Can someone clarify the next moment. I saw some implementations of std::queue for multithreading purposes, where all operations of pushing/poping/erasing elements where protected with mutex, but when I see that I imagine next scenario: we have two threads (thread1 and thread2) and they are running on different cores of the processor, thus they have different L1 caches. And we have the next queue:

struct Message {
    char* buf;
    size_t size;
};
std::queue<Message> messageQueue;

Thread1 adds some element to queue, then thread2 tries to access an element with front() method, but what if that piece of memory was previosly cached for this core of the processor (so the size variable may not indicate current size of buf variable, or buf pointer may hold wrong (not updated) address)? I have such problem while designing client/server application on the server side. In my app server is running in one thread, it works directly with sockets, and when it receives new message, it allocates memory for that message and adds this message to some message queue, then other thread accesses this queue, processes message and then deletes it. I am always afraid of caching problems, and because of that I have created my own implementation of queue with volatile pointers. What is the proper way to work with such things? Do I have to avoid using std::list, std::queue with locks? If this problem is impossible, could you please explain why?

Solution

It's not your problem. You're writing C++ code. It's the compiler's job to ensure your code makes the CPU and its caches do the right thing, not yours. You just have to comply with the rules for whatever threading standard you are using.

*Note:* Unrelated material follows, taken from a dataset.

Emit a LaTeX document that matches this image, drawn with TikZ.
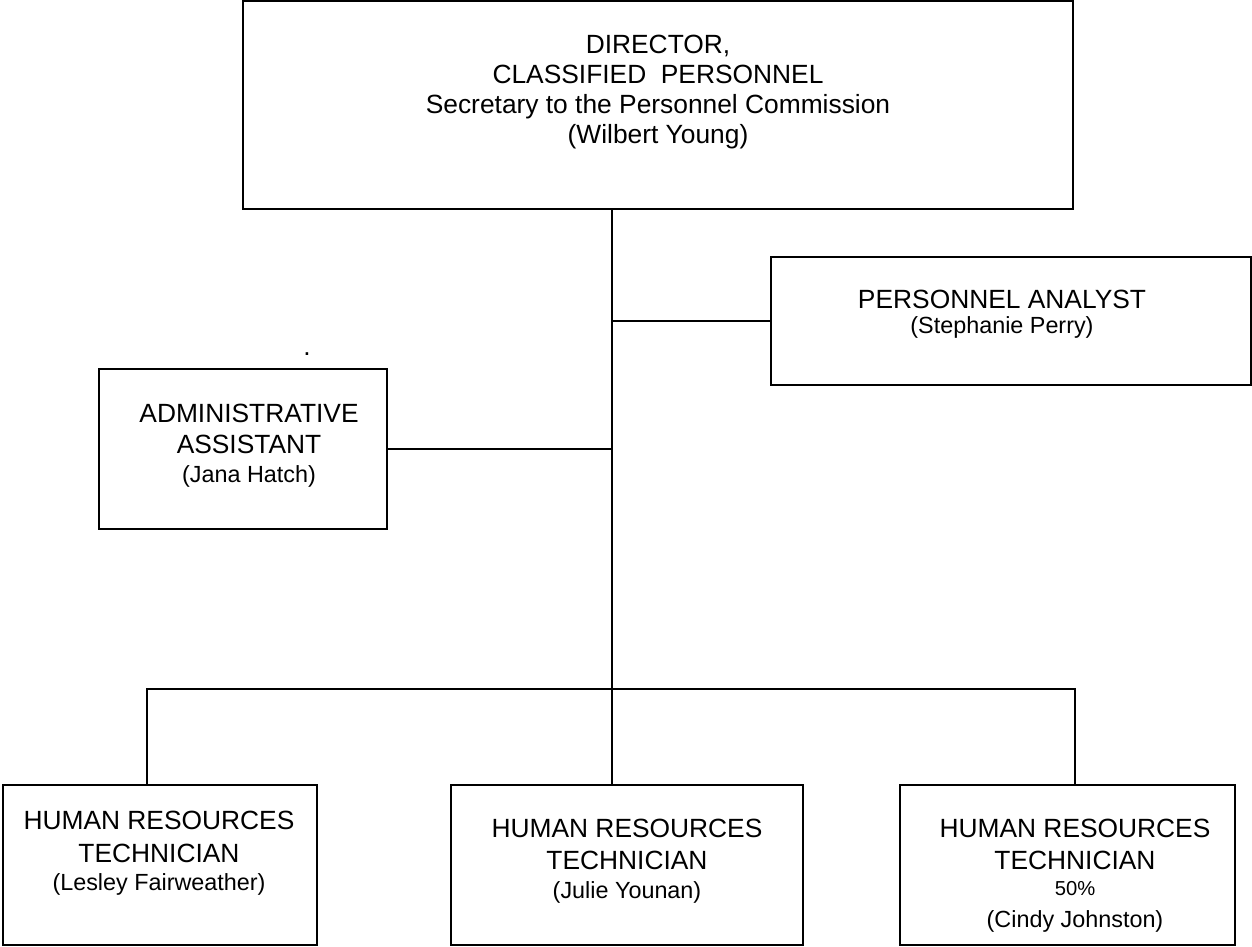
\documentclass[tikz,border=0pt]{standalone}
\usepackage{fontspec}
\setmainfont{Liberation Sans}
\newlength{\px}
\setlength{\px}{0.02cm}
\newcommand{\nameSize}{\fontsize{13.3pt}{18pt}\selectfont}
\newcommand{\pctSize}{\fontsize{11.5pt}{18pt}\selectfont}

\begin{document}
\begin{tikzpicture}[x=0.02cm, y=-0.02cm]

    \tikzstyle{orgBox} = [draw, line width=0.9pt, inner sep=0pt];
    \tikzstyle{orgText} = [align=center, anchor=base, inner sep=0pt, font=\fontsize{15pt}{18pt}\selectfont];
    \tikzstyle{orgEdge} = [line width=0.9pt];

    \useasboundingbox (0,0) rectangle (1252,947);

    \node[orgBox, minimum width=830\px, minimum height=208\px] (director) at (658,105) {};
    \node[orgBox, minimum width=480\px, minimum height=128\px] (analyst)  at (1011,321) {};
    \node[orgBox, minimum width=288\px, minimum height=160\px] (admin)    at (243,449) {};
    \node[orgBox, minimum width=314\px, minimum height=160\px] (tech1)    at (160,865) {};
    \node[orgBox, minimum width=352\px, minimum height=160\px] (tech2)    at (627,865) {};
    \node[orgBox, minimum width=335\px, minimum height=160\px] (tech3)    at (1067.5,865) {};

    % text nodes sit on the baseline of their last line
    \node[orgText] (directorText) at (658,143) {DIRECTOR,\\[-1pt]CLASSIFIED~~PERSONNEL\\[-1pt]Secretary to the Personnel Commission\\[-1pt](Wilbert Young)};
    \node[orgText] (analystText) at (1002,333) {PERSONNEL ANALYST\\[-3.8pt]{\nameSize (Stephanie Perry)}};
    \node[orgText] (adminText) at (249,482) {ADMINISTRATIVE\\[-0.4pt]ASSISTANT\\[-1.5pt]{\nameSize (Jana Hatch)}};
    \node[orgText] (tech1Text) at (159,890) {HUMAN RESOURCES\\[0.8pt]TECHNICIAN\\[-2.6pt]{\nameSize (Lesley Fairweather)}};
    \node[orgText] (tech2Text) at (627,898) {HUMAN RESOURCES\\TECHNICIAN\\[-1.5pt]{\nameSize (Julie Younan)}};
    \node[orgText] (tech3Text) at (1075,927) {HUMAN RESOURCES\\TECHNICIAN\\[-3.2pt]{\pctSize 50\%}\\{\nameSize (Cindy Johnston)}};
    \node[orgText] (dot) at (307,355) {.};

    \coordinate (hub) at (612,689);
    \coordinate (busLeft) at (147,689);
    \coordinate (busRight) at (1075,689);

    \draw[orgEdge] (director.south -| hub) -- (tech2.north -| hub);
    \draw[orgEdge] (analyst.west) -- (analyst.west -| hub);
    \draw[orgEdge] (admin.east) -- (admin.east -| hub);
    \draw[orgEdge] (busLeft |- tech1.north) -- (busLeft) -- (busRight) -- (busRight |- tech3.north);
\end{tikzpicture}
\end{document}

But if i lock some mutex, how can i be shure, that this memory isn't cached, or mutex locking somehow guarantee reading directly from the memory?

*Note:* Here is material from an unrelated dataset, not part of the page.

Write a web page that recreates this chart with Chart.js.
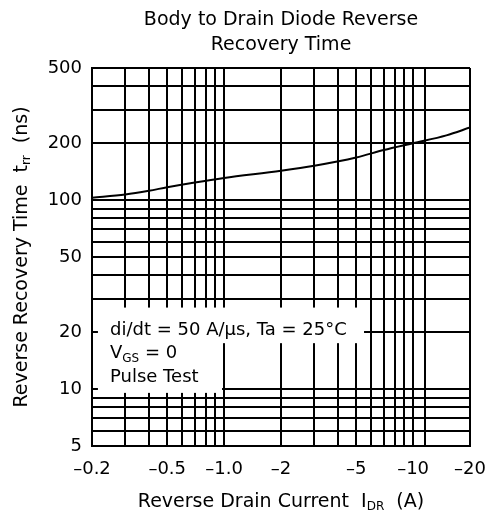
<!DOCTYPE html>
<html><head><meta charset="utf-8">
<script src="https://cdn.jsdelivr.net/npm/chart.js@4"></script>
<style>html,body{margin:0;padding:0;background:#fff;}</style>
</head><body>
<canvas id="c" width="489" height="518"></canvas>
<script>
// ---- data ----
const titleLines = ['Body to Drain Diode Reverse', 'Recovery Time'];
const currentA = [0.2, 0.3, 0.4, 0.5, 0.7, 1, 2, 3, 5, 7, 10, 15, 20];
const trrNs = [103, 107, 112, 117, 124, 131, 143, 152, 168, 184, 200, 220, 242];
const xGridValues = [0.2, 0.3, 0.4, 0.5, 0.6, 0.7, 0.8, 0.9, 1, 2, 3, 4, 5, 6, 7, 8, 9, 10, 11.6, 20];
const xTickValues = [0.2, 0.5, 1, 2, 5, 10, 20];
const xTickLabels = ['\u20130.2', '\u20130.5', '\u20131.0', '\u20132', '\u20135', '\u201310', '\u201320'];
const yGridValues = [5, 6, 7, 8, 9, 10, 20, 30, 40, 50, 60, 70, 80, 90, 100, 200, 300, 400, 500];
const yTickValues = [5, 10, 20, 50, 100, 200, 500];
const yTickLabels = ['5', '10', '20', '50', '100', '200', '500'];
const xTitleParts = [{t: 'Reverse Drain Current  I'}, {t: 'DR', sub: true}, {t: '  (A)'}];
const yTitleParts = [{t: 'Reverse Recovery Time  t'}, {t: 'rr', sub: true}, {t: '  (ns)'}];
const noteLines = [
  [{t: 'di/dt = 50 A/\u03bcs, Ta = 25\u00b0C'}],
  [{t: 'V'}, {t: 'GS', sub: true}, {t: ' = 0'}],
  [{t: 'Pulse Test'}]
];

const FONT = "'DejaVu Sans', sans-serif";

function drawRich(ctx, parts, x, y, align, size, subSize) {
  let w = 0;
  parts.forEach(p => {
    ctx.font = (p.sub ? subSize : size) + 'px ' + FONT;
    p.w = ctx.measureText(p.t).width; w += p.w;
  });
  let cx = align === 'center' ? x - w / 2 : x;
  ctx.textAlign = 'left'; ctx.textBaseline = 'middle'; ctx.fillStyle = '#000';
  parts.forEach(p => {
    ctx.font = (p.sub ? subSize : size) + 'px ' + FONT;
    ctx.fillText(p.t, cx, y + (p.sub ? 5 : 0));
    cx += p.w;
  });
}

const decor = {
  id: 'decor',
  beforeDatasetsDraw(chart) {
    const ctx = chart.ctx, xs = chart.scales.x, ys = chart.scales.y;
    ctx.save();
    ctx.fillStyle = '#fff';
    // white box behind the note text (hides grid lines)
    const l = xs.getPixelForValue(0.215);
    const r1 = xs.getPixelForValue(5.5);
    const r2 = xs.getPixelForValue(0.975);
    const t1 = ys.getPixelForValue(27);
    const b1 = ys.getPixelForValue(17.5);
    const b2 = ys.getPixelForValue(9.55);
    ctx.fillRect(l, t1, r1 - l, b1 - t1);
    ctx.fillRect(l, b1 - 1, r2 - l, b2 - b1 + 1);
    const y0 = ys.getPixelForValue(20) - 2;
    noteLines.forEach((parts, i) => drawRich(ctx, parts, xs.getPixelForValue(0.2) + 18, y0 + i * 23.5, 'left', 18, 12));
    ctx.restore();
  },
  afterDraw(chart) {
    const ctx = chart.ctx, a = chart.chartArea;
    ctx.save();
    drawRich(ctx, xTitleParts, (a.left + a.right) / 2, 502, 'center', 19, 12);
    ctx.translate(22, (a.top + a.bottom) / 2);
    ctx.rotate(-Math.PI / 2);
    drawRich(ctx, yTitleParts, 0, 0, 'center', 19, 12);
    ctx.restore();
  }
};

new Chart(document.getElementById('c'), {
  type: 'line',
  data: {
    datasets: [{
      data: currentA.map((x, i) => ({x: x, y: trrNs[i]})),
      borderColor: '#000', borderWidth: 2, pointRadius: 0,
      cubicInterpolationMode: 'monotone', fill: false
    }]
  },
  options: {
    responsive: false, animation: false, devicePixelRatio: 1,
    layout: {padding: {left: 0, right: 19, top: 0, bottom: 0}},
    plugins: {
      legend: {display: false}, tooltip: {enabled: false},
      title: {
        display: true, text: titleLines, fullSize: false, color: '#000',
        font: {family: FONT, size: 19, weight: 'normal', lineHeight: '25px'},
        padding: {top: 7.5, bottom: 10.5}
      }
    },
    scales: {
      x: {
        type: 'logarithmic', min: 0.2, max: 20,
        afterBuildTicks: s => { s.ticks = xGridValues.map(v => ({value: v})); },
        afterFit: s => { s.height = 72; s.paddingLeft = 0; s.paddingRight = 0; },
        grid: {color: '#000', lineWidth: 2, drawTicks: false},
        border: {color: '#000', width: 2},
        ticks: {
          autoSkip: false, maxRotation: 0, padding: 13, color: '#000',
          font: {family: FONT, size: 18},
          callback: v => { const i = xTickValues.indexOf(v); return i >= 0 ? xTickLabels[i] : ''; }
        }
      },
      y: {
        type: 'logarithmic', min: 5, max: 500,
        afterBuildTicks: s => { s.ticks = yGridValues.map(v => ({value: v})); },
        afterFit: s => { s.width = 92; s.paddingTop = 0; s.paddingBottom = 0; },
        grid: {color: '#000', lineWidth: 2, drawTicks: false},
        border: {color: '#000', width: 2},
        ticks: {
          autoSkip: false, padding: 10, color: '#000',
          font: {family: FONT, size: 18},
          callback: v => { const i = yTickValues.indexOf(v); return i >= 0 ? yTickLabels[i] : ''; }
        }
      }
    }
  },
  plugins: [decor]
});
</script>
</body></html>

You can't. And that's a good thing. Caching massively improves performance and main memory is terribly slow. Fortunately, no modern CPU that you're likely to write multi-threaded code on requires you to sacrifice performance like that. They have incredibly sophisticated optimizations such as cache coherency hardware and prefetch pinning to avoid things that hurt performance that much. What you want is for your code to work, not for it to work awfully.